2a. "How to Be Really Well Off"

Matthew 5:1–8

We see Matthew’s understanding of the central points in Jesus’ teaching. As Moses went up the mountain to bring a new law to the people, so Jesus, on a mountain, describes the way God wants us to live now.
Jesus commends the meek, the merciful, those with undefiled hearts, and those who work for peace; familiar virtues. Others in the list are more surprising. Jesus blesses the poor, the hungry, and the weeping, as well as the virtuous, recognizing the injustice of their situation while assuring them of God’s care.

The Beatitudes

Matthew 5:1–16 [Click to open and read this passage. Re-click to close it.]
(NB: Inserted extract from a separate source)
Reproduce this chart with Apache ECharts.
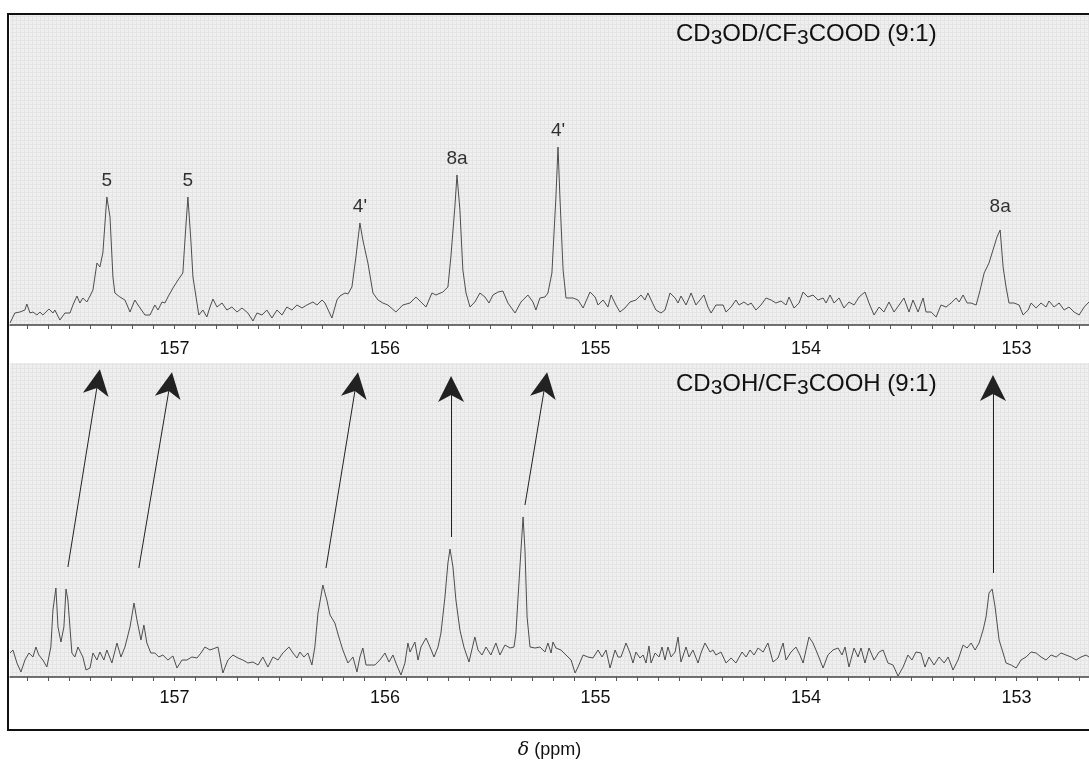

Now when he saw the crowds, he went up on a mountainside and sat down. His disciples came to him, 2and he began to teach them saying:
3"Blessed are the poor in spirit, for theirs is the kingdom of heaven.
4Blessed are those who mourn, for they will be comforted.
5Blessed are the meek, for they will inherit the earth.
6Blessed are those who hunger and thirst for righteousness, for they will be filled.
7Blessed are the merciful, for they will be shown mercy.
8Blessed are the pure in heart, for they will see God.
9Blessed are the peacemakers, for they will be called sons of God.
10Blessed are those who are persecuted because of righteousness, for theirs is the kingdom of heaven.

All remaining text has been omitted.